By then, England’s number nine was well in credit after hitting six fours and his team’s only two sixes - over long on off Ravindra Jadeja and then again, to celebrate his 50, off Chawla.

The leg-spinner also picked up the last wicket, that of Anderson thanks to a sharp catch straight off the face of the bat by Cheteshwar Pujara at short leg, to give Chawla flattering figures of four for 69.

Anderson quickly got his own back when he bowled the dangerous Virender Sehwag for a duck in the first over of India’s innings, the opener somehow managing to play defensively inside an inswinger and losing his middle stump.

Pujara and Gautam Gambhir shared a half-century stand either side of tea until the number three fell in unfortunate circumstances.

Ian Bell produced an outstanding ‘catch’, diving to his right to take the ball one-handed just off the turf; the snag, though, was that Swann had beaten the bat and hit Pujara only on the underside of his arm before another deflection off his pad.

Sachin Tendulkar’s miserable series continued when Alastair Cook recalled Anderson to take the veteran master batsman’s wicket for a record ninth time in Tests.

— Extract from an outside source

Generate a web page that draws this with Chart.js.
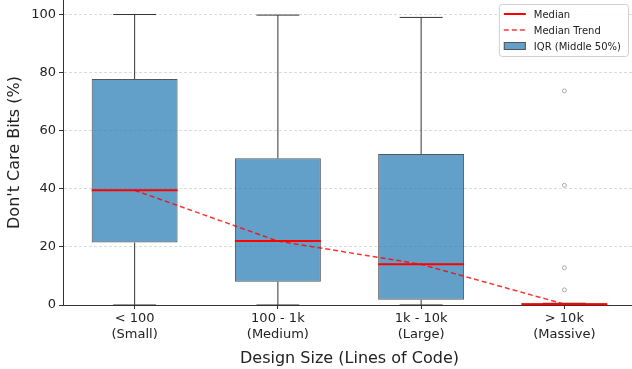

Tendulkar was undone by more low bounce and an inside edge on to his stumps, continuing his sequence of moderate scores which have been interrupted only by a half-century in the first innings at Eden Gardens last week.

When Anderson then saw off Gambhir as well in a spell of two for three in four overs, edging an attempted drive behind, it was evident for the first time that England were taking control.